When the history of progressive politics in modern San Francisco is written, Tom Ammiano will be a central figure. His long-shot 1999 mayoral campaign against Willie Brown brought the left to life in town, and his leadership helped bring back district elections and put a progressive Board of Supervisors in place in 2000. As a supervisor, he authored the city's landmark health care bill (which Newsom constantly tries to take credit for) and the rainy day fund (which saved the public schools from debilitating cuts). He uses his local influence to promote the right causes, issues, and candidates.
And he's turned out to be an excellent member of the state Assembly. He forced BART to take seriously civilian oversight of the transit police force. He put the battle to reform Prop. 13 with a split-role measure back on the state agenda. And his efforts to legalize and tax marijuana are close to making California the first state to toss the insane pot laws. As chair of the Public Safety Committee, he routinely defies the police lobbies and the right-wing Republicans and defuses truly awful legislation. We're glad Ammiano's still fighting in the good fight, and we're pleased to endorse him for another term.
Nancy Skinner has taken on one of the toughest, and for small businesses, most important, battles in Sacramento. She wants to make out-of-state companies that sell products to Californians collect and remit sales tax. If you buy a book at your local bookstore, you have to pay sales tax; if you buy it from Amazon, it's tax-free. That not only hurts the state, which loses hundreds of millions of dollars in tax revenue, it's a competitive disadvantage to local shops. Skinner's a good progressive vote and an ally for Ammiano on the Public Safety Committee. We're happy to endorse her for another term.

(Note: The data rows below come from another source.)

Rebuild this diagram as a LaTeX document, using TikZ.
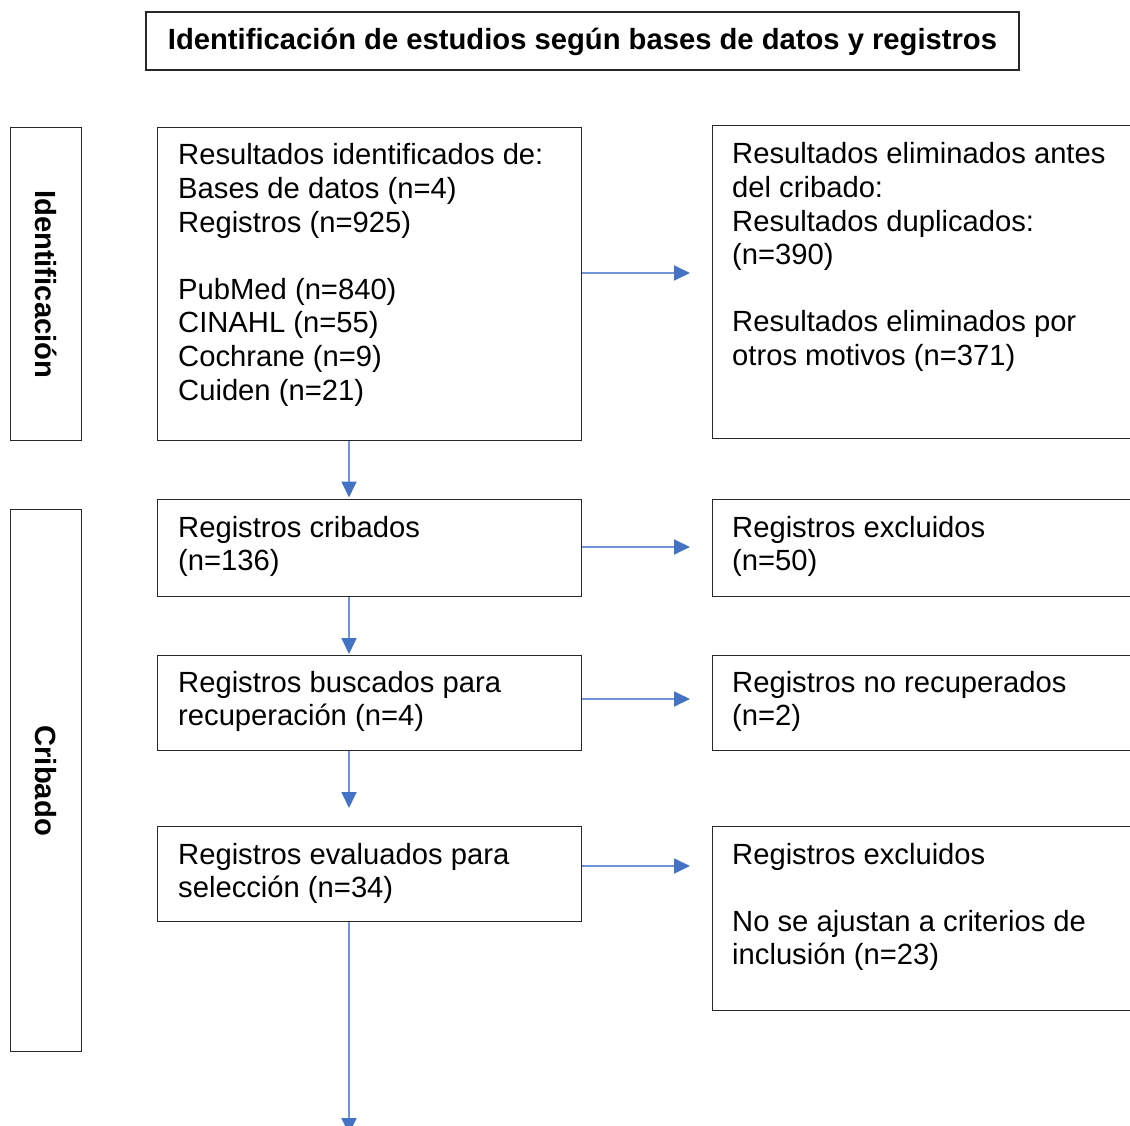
\documentclass[tikz,border=0pt]{standalone}
\usepackage{fontspec}
\setmainfont{Liberation Sans}
\usetikzlibrary{arrows.meta,calc}
\definecolor{arrline}{RGB}{114,147,214}
\definecolor{arrhead}{RGB}{68,114,196}
\definecolor{boxline}{RGB}{40,40,40}
\tikzset{
  box/.style={draw=boxline, line width=1.4pt, inner sep=0pt, anchor=north west},
  txt/.style={anchor=base west, inner sep=0pt, font=\fontsize{29.2}{33.6}\selectfont},
  arr/.style={draw=arrline, line width=1.8pt, -{Triangle[length=16pt,width=15pt,color=arrhead]}},
  sidelabel/.style={font=\fontsize{29.2}{34}\selectfont\bfseries, rotate=-90, inner sep=0pt},
}
\newcommand{\tblock}[1]{\parbox[t]{420pt}{\raggedright #1}}
\begin{document}
\begin{tikzpicture}[x=1pt,y=-1pt]
\useasboundingbox (0,0) rectangle (1130,1126);
\clip (0,0) rectangle (1130,1126);
% title
\node[box, anchor=center, minimum width=873pt, minimum height=58pt] (title) at (582.5,41) {};
\node[anchor=base, inner sep=0pt, font=\fontsize{29.2}{34}\selectfont\bfseries] (titlet) at (582.5,50)
      {Identificación de estudios según bases de datos y registros};
% side boxes
\node[box, minimum width=71pt, minimum height=313pt] (sid) at (10,127) {};
\node[sidelabel] (sidt) at (sid.center) {Identificación};
\node[box, minimum width=71pt, minimum height=542pt] (scr) at (10,509) {};
\node[sidelabel] (scrt) at (scr.center) {Cribado};
% left boxes
\node[box, minimum width=424pt, minimum height=313pt] (b1) at (157,127) {};
\node[box, minimum width=424pt, minimum height=97pt] (b2) at (157,499) {};
\node[box, minimum width=424pt, minimum height=95pt] (b3) at (157,655) {};
\node[box, minimum width=424pt, minimum height=95pt] (b4) at (157,826) {};
% right boxes (cut at the right edge)
\node[box, minimum width=450pt, minimum height=313pt] (r1) at (712,125) {};
\node[box, minimum width=450pt, minimum height=97pt] (r2) at (712,499) {};
\node[box, minimum width=450pt, minimum height=95pt] (r3) at (712,655) {};
\node[box, minimum width=450pt, minimum height=184pt] (r4) at (712,826) {};
% texts
\node[txt] (t1) at (178,165) {\tblock{Resultados identificados de:\\Bases de datos (n=4)\\Registros (n=925)\\[33.6pt]PubMed (n=840)\\CINAHL (n=55)\\Cochrane (n=9)\\Cuiden (n=21)}};
\node[txt] (t2) at (178,537) {\tblock{Registros cribados\\(n=136)}};
\node[txt] (t3) at (178,692) {\tblock{Registros buscados para\\recuperación (n=4)}};
\node[txt] (t4) at (178,864) {\tblock{Registros evaluados para\\selección (n=34)}};
\node[txt] (u1) at (732,164) {\tblock{Resultados eliminados antes\\del cribado:\\Resultados duplicados:\\(n=390)\\[33.6pt]Resultados eliminados por\\otros motivos (n=371)}};
\node[txt] (u2) at (732,537) {\tblock{Registros excluidos\\(n=50)}};
\node[txt] (u3) at (732,692) {\tblock{Registros no recuperados\\(n=2)}};
\node[txt] (u4) at (732,864) {\tblock{Registros excluidos\\[33.6pt]No se ajustan a criterios de\\inclusión (n=23)}};
% helper coordinates
\coordinate (v) at (349,0);
\coordinate (h1) at (0,273);
\coordinate (h2) at (0,547);
\coordinate (h3) at (0,699);
\coordinate (h4) at (0,866);
\coordinate (bottomend) at (349,1134);
% horizontal arrows
\draw[arr, shorten >=22pt] (b1.east |- h1) -- (r1.west |- h1);
\draw[arr, shorten >=22pt] (b2.east |- h2) -- (r2.west |- h2);
\draw[arr, shorten >=22pt] (b3.east |- h3) -- (r3.west |- h3);
\draw[arr, shorten >=22pt] (b4.east |- h4) -- (r4.west |- h4);
% vertical arrows
\draw[arr, shorten >=1.5pt] (b1.south -| v) -- (b2.north -| v);
\draw[arr, shorten >=1pt] (b2.south -| v) -- (b3.north -| v);
\draw[arr, shorten >=18pt] (b3.south -| v) -- (b4.north -| v);
\draw[arr] (b4.south -| v) -- (bottomend);
\end{tikzpicture}
\end{document}
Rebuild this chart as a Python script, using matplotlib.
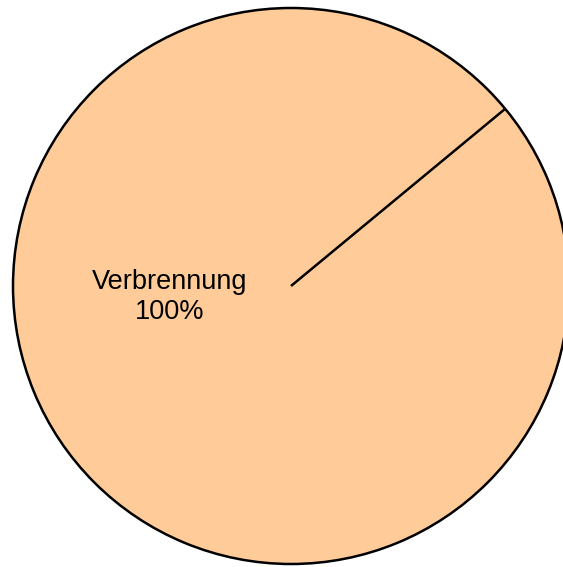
import numpy as np
import matplotlib.pyplot as plt

labels = ['Verbrennung']
values = [100]
start_angle = 39.6

plt.rcParams['font.family'] = ['Liberation Sans', 'DejaVu Sans']

fig = plt.figure(figsize=(5.63, 5.67), dpi=100)
# circle centre (291, 286) px, radius 278 px
cx, cy, r = 291, 286, 278
W, H = 563, 567
ax = fig.add_axes([(cx - r) / W, (H - cy - r) / H, 2 * r / W, 2 * r / H])

wedges, _ = ax.pie(values, startangle=start_angle, colors=['#FFCC99'],
                   wedgeprops=dict(edgecolor='black', linewidth=1.8),
                   radius=1, center=(0, 0))
for w in wedges:
    w.set_clip_on(False)

# boundary line of the single slice
a = np.deg2rad(start_angle)
ax.plot([0, np.cos(a)], [0, np.sin(a)], color='black', lw=1.8,
        solid_capstyle='butt', clip_on=False)

pct = values[0] / sum(values) * 100
ax.text(-0.437, -0.04, '%s\n%d%%' % (labels[0], pct), ha='center', va='center',
        fontsize=19.5, linespacing=1.2)

ax.set_xlim(-1, 1)
ax.set_ylim(-1, 1)
ax.set_aspect('auto')
ax.axis('off')

fig.savefig('out.png', dpi=100)
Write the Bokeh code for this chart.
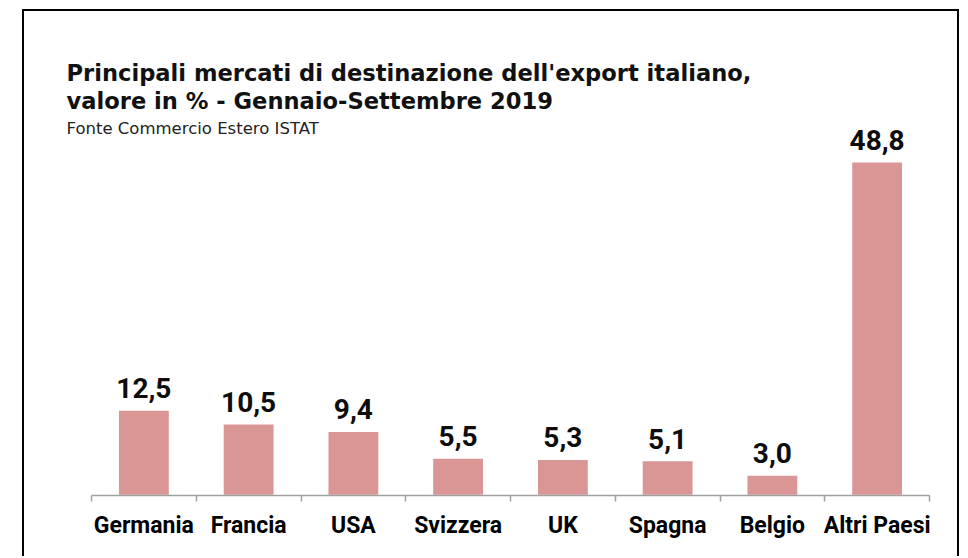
from bokeh.plotting import figure
from bokeh.models import ColumnDataSource, LabelSet, Label, FixedTicker, Range1d, LinearAxis
from bokeh.core.properties import value
from bokeh.embed import file_html
from bokeh.resources import INLINE

categories = ["Germania", "Francia", "USA", "Svizzera", "UK", "Spagna", "Belgio", "Altri Paesi"]
values = [12.5, 10.5, 9.4, 5.5, 5.3, 5.1, 3.0, 48.8]
value_labels = ["12,5", "10,5", "9,4", "5,5", "5,3", "5,1", "3,0", "48,8"]
title_line1 = "Principali mercati di destinazione dell'export italiano,"
title_line2 = "valore in % - Gennaio-Settembre 2019"
subtitle = "Fonte Commercio Estero ISTAT"

n = len(categories)
xs = [i + 0.5 for i in range(n)]
src = ColumnDataSource(dict(x=xs, value=values, label=value_labels, cat=categories))

# layout (pixels); the border is drawn outside the canvas
W, H = 937, 547
AX_LEFT = 67             # axis start, from canvas left
AX_RIGHT = 905           # axis end, from canvas left
AX_Y = 484               # axis line, from canvas top
PX_PER_UNIT = 6.84
px_per_cat = (AX_RIGHT - AX_LEFT) / n

x_start = -AX_LEFT / px_per_cat
x_end = n + (W - AX_RIGHT) / px_per_cat
y_end = AX_Y / PX_PER_UNIT

p = figure(width=W, height=H, output_backend="svg", toolbar_location=None, title=None,
           x_range=Range1d(x_start, x_end), y_range=Range1d(0, y_end),
           x_axis_type=None, y_axis_type=None,
           min_border_left=0, min_border_right=0, min_border_top=0, min_border_bottom=H - AX_Y,
           margin=(9, 0, 0, 22),
           styles={"border-top": "2px solid #000", "border-left": "2px solid #000",
                   "border-right": "2px solid #000"})
p.outline_line_color = None
p.xgrid.visible = False
p.ygrid.visible = False
p.background_fill_color = "white"
p.border_fill_color = "white"

p.vbar(x="x", top="value", width=0.49, bottom=0, source=src,
       fill_color="#D99694", line_color="white", line_width=1.5)

ax = LinearAxis(ticker=FixedTicker(ticks=xs, minor_ticks=list(range(n + 1))), bounds=(0, n))
ax.major_label_overrides = {x: c for x, c in zip(xs, categories)}
ax.major_tick_out = 0
ax.major_tick_in = 0
ax.minor_tick_out = 6
ax.minor_tick_in = 0
ax.minor_tick_line_color = "#a0a0a0"
ax.minor_tick_line_width = 1.5
ax.axis_line_color = "#a0a0a0"
ax.axis_line_width = 1.5
ax.major_label_standoff = 10
ax.major_label_text_font = "Roboto"
ax.major_label_text_font_style = "bold"
ax.major_label_text_font_size = "23px"
ax.major_label_text_color = "#000000"
p.add_layout(ax, "below")

labels = LabelSet(x="x", y="value", text="label", source=src, y_offset=12,
                  text_align="center", text_baseline="alphabetic",
                  text_font=value("Roboto"), text_font_style="bold", text_font_size="28px",
                  text_color="#0d0d0d")
p.add_layout(labels)

TX = 42
p.add_layout(Label(x=TX, y=423, x_units="screen", y_units="screen", text=title_line1,
                   text_font="DejaVu Sans", text_font_style="bold", text_font_size="22.6px",
                   text_color="#111111", text_baseline="alphabetic"))
p.add_layout(Label(x=TX, y=395, x_units="screen", y_units="screen", text=title_line2,
                   text_font="DejaVu Sans", text_font_style="bold", text_font_size="22.6px",
                   text_color="#111111", text_baseline="alphabetic"))
p.add_layout(Label(x=TX, y=367, x_units="screen", y_units="screen", text=subtitle,
                   text_font="DejaVu Sans", text_font_size="16.5px",
                   text_color="#222222", text_baseline="alphabetic"))

open("out.html", "w").write(file_html(p, INLINE))
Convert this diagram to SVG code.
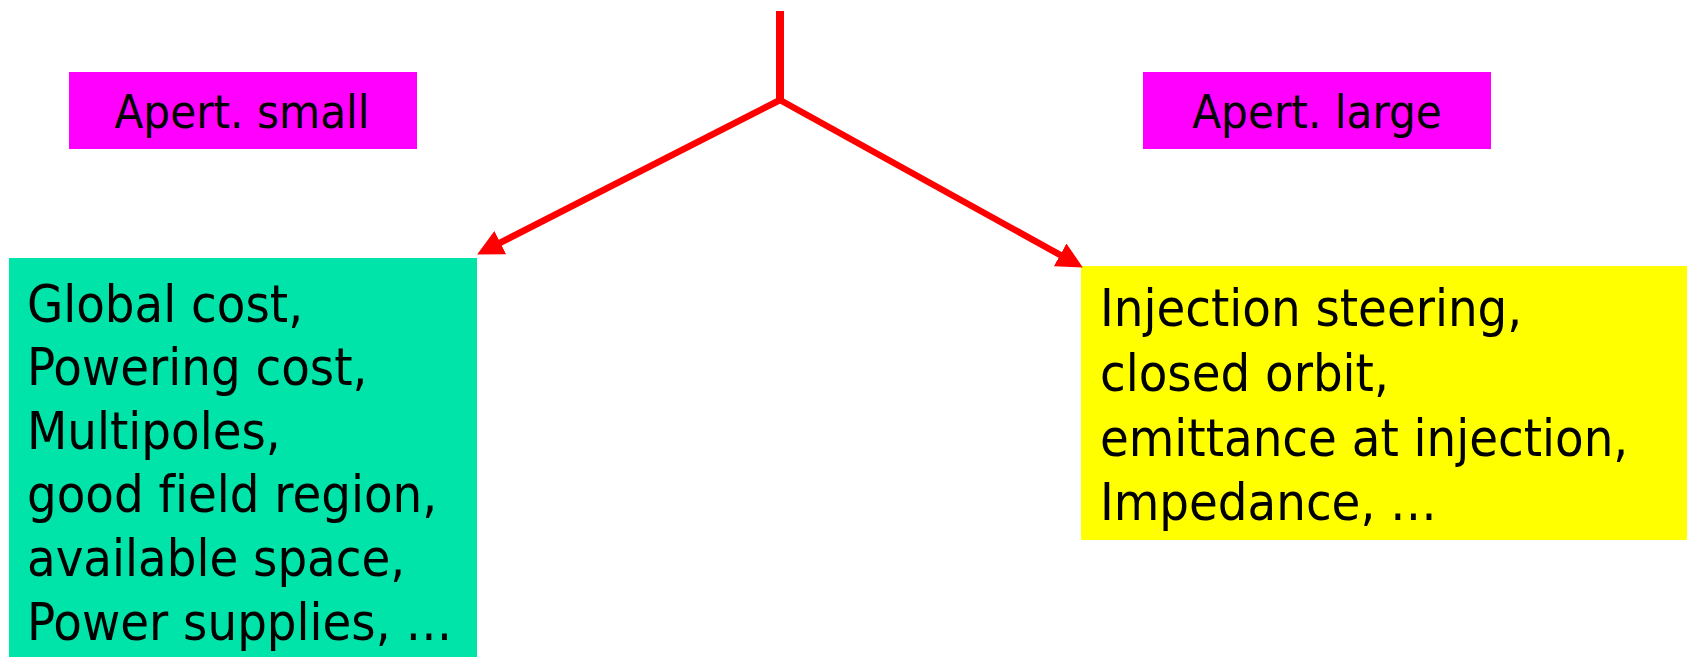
<svg xmlns="http://www.w3.org/2000/svg" width="1689" height="657" viewBox="0 0 1689 657">
<style>
.t{font-family:"DejaVu Sans Condensed","DejaVu Sans",Verdana,sans-serif;fill:#000;font-variant-ligatures:none;}
.big{font-size:52px;}
.lab{font-size:47px;text-anchor:middle;}
.conn{fill:none;stroke:#FF0000;stroke-width:6.5;}
</style>
<defs>
<marker id="ah" markerUnits="userSpaceOnUse" markerWidth="26" markerHeight="26" viewBox="0 0 24 24" refX="12" refY="12" orient="auto">
<path d="M0,0 L24,12 L0,24 z" fill="#FF0000"/>
</marker>
</defs>
<rect width="1689" height="657" fill="#FFFFFF"/>
<g id="apert-small">
<rect x="69" y="72" width="348" height="77" fill="#FF00FF"/>
<text class="t lab" x="242" y="128">Apert. small</text>
</g>
<g id="apert-large">
<rect x="1143" y="72" width="348" height="77" fill="#FF00FF"/>
<text class="t lab" x="1317" y="128">Apert. large</text>
</g>
<g id="small-consequences">
<rect x="9" y="258" width="468" height="399" fill="#00E3A9"/>
<text class="t big" x="27" y="321.5">Global cost,</text>
<text class="t big" x="27" y="385">Powering cost,</text>
<text class="t big" x="27" y="448.5">Multipoles,</text>
<text class="t big" x="27" y="512">good field region,</text>
<text class="t big" x="27" y="576">available space,</text>
<text class="t big" x="27" y="640">Power supplies, …</text>
</g>
<g id="large-consequences">
<rect x="1081" y="266" width="606" height="274" fill="#FFFF00"/>
<text class="t big" x="1100" y="326">Injection steering,</text>
<text class="t big" x="1100" y="391">closed orbit,</text>
<text class="t big" x="1100" y="456">emittance at injection,</text>
<text class="t big" x="1100" y="520">Impedance, …</text>
</g>
<g id="connectors">
<line x1="780" y1="11" x2="780" y2="101" stroke="#FF0000" stroke-width="8"/>
<path class="conn" d="M780,100 L488.7,248.6" marker-end="url(#ah)"/>
<path class="conn" d="M780,100 L1071.5,261.2" marker-end="url(#ah)"/>
</g>
</svg>
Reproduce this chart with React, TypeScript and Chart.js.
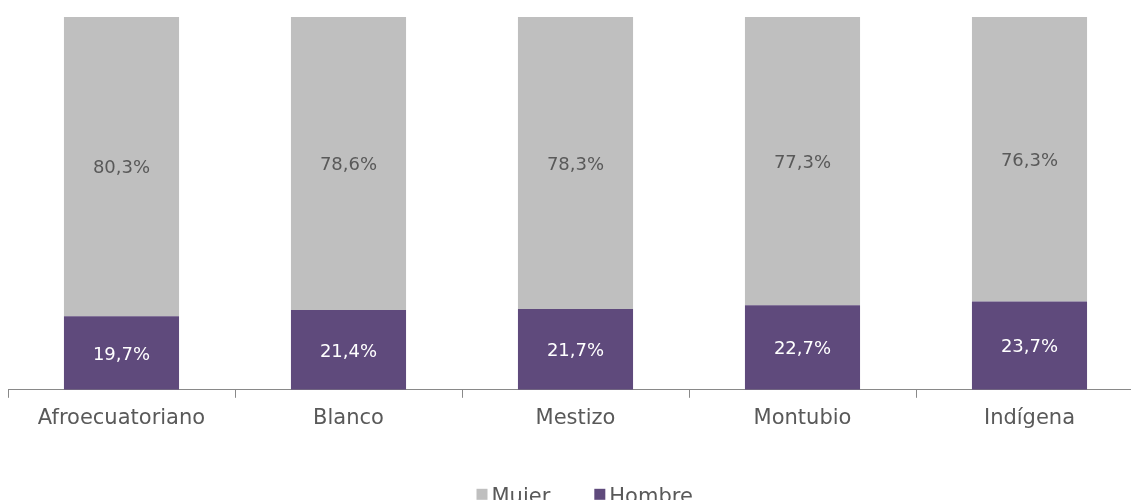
import React, { useEffect, useRef } from "react";
import { Chart, registerables } from "chart.js";

Chart.register(...registerables);

const categories = ["Afroecuatoriano", "Blanco", "Mestizo", "Montubio", "Indígena"];
const hombreValues = [19.7, 21.4, 21.7, 22.7, 23.7];
const mujerValues = [80.3, 78.6, 78.3, 77.3, 76.3];
const seriesNames = ["Hombre", "Mujer"];

const FONT = "'DejaVu Sans', sans-serif";

const labelPlugin = {
  id: "segLabels",
  afterDatasetsDraw(chart: any) {
    const ctx = chart.ctx;
    ctx.save();
    ctx.font = `18px ${FONT}`;
    ctx.textAlign = "center";
    ctx.textBaseline = "middle";
    chart.data.datasets.forEach((ds: any, di: number) => {
      const meta = chart.getDatasetMeta(di);
      meta.data.forEach((el: any, i: number) => {
        const v = ds.data[i] as number;
        const txt = v.toFixed(1).replace(".", ",") + "%";
        ctx.fillStyle = di === 0 ? "#ffffff" : "#595959";
        ctx.fillText(txt, el.x, (el.y + el.base) / 2 + 2);
      });
    });
    ctx.restore();
  },
};

const legendPlugin = {
  id: "customLegend",
  afterDraw(chart: any) {
    const ctx = chart.ctx;
    const ca = chart.chartArea;
    const cx = (ca.left + ca.right) / 2;
    ctx.save();
    ctx.font = `21px ${FONT}`;
    ctx.textBaseline = "alphabetic";
    ctx.textAlign = "left";
    let x = cx - 99;
    const boxTop = ca.bottom + 99;
    const baseline = ca.bottom + 113;
    const items = [...chart.data.datasets].reverse();
    items.forEach((ds: any) => {
      ctx.fillStyle = ds.backgroundColor;
      ctx.fillRect(x, boxTop, 11, 11);
      x += 15;
      ctx.fillStyle = "#595959";
      ctx.fillText(ds.label, x, baseline);
      x += ctx.measureText(ds.label).width + 44;
    });
    ctx.restore();
  },
};

export default function App() {
  const ref = useRef<HTMLCanvasElement>(null);
  useEffect(() => {
    const chart = new Chart(ref.current!, {
      type: "bar",
      data: {
        labels: categories,
        datasets: [
          { label: seriesNames[0], data: hombreValues, backgroundColor: "#5f4a7c" },
          { label: seriesNames[1], data: mujerValues, backgroundColor: "#bfbfbf" },
        ],
      },
      options: {
        animation: false,
        responsive: false,
        layout: { padding: { top: 17, left: 0, right: 0, bottom: 73 } },
        datasets: { bar: { categoryPercentage: 1, barPercentage: 0.507 } },
        scales: {
          x: {
            stacked: true,
            grid: { drawOnChartArea: false, drawTicks: true, tickLength: 8, offset: true, color: "#898989" },
            border: { color: "#898989", width: 1 },
            ticks: { color: "#595959", font: { family: FONT, size: 21 }, padding: 8 },
          },
          y: { stacked: true, display: false, min: 0, max: 100 },
        },
        plugins: {
          legend: { display: false },
          tooltip: { enabled: false },
        },
      } as any,
      plugins: [labelPlugin, legendPlugin],
    });
    return () => chart.destroy();
  }, []);
  return (
    <div style={{ position: "fixed", left: 0, top: 0, width: 1131, height: 500, overflow: "hidden", background: "#fff" }}>
      <canvas ref={ref} width={1135} height={512} style={{ position: "absolute", left: 8, top: 0 }} />
    </div>
  );
}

Sandre Swanson represents the district where BART police killed Oscar Grant, but he wasn't the one out front pushing for more civilian accountability; that was left to SF's Ammiano. And while Swanson was generally supportive of Ammiano's bill, he was hardly a leader in the campaign to pass it. This is too bad, because Swanson's almost always a progressive vote and has been good on issues like whistleblower protection (a Swanson bill that passed this year protects local government workers who want to report problems confidentially). We'll endorse him for another term, but he needs to get tougher on the BART police.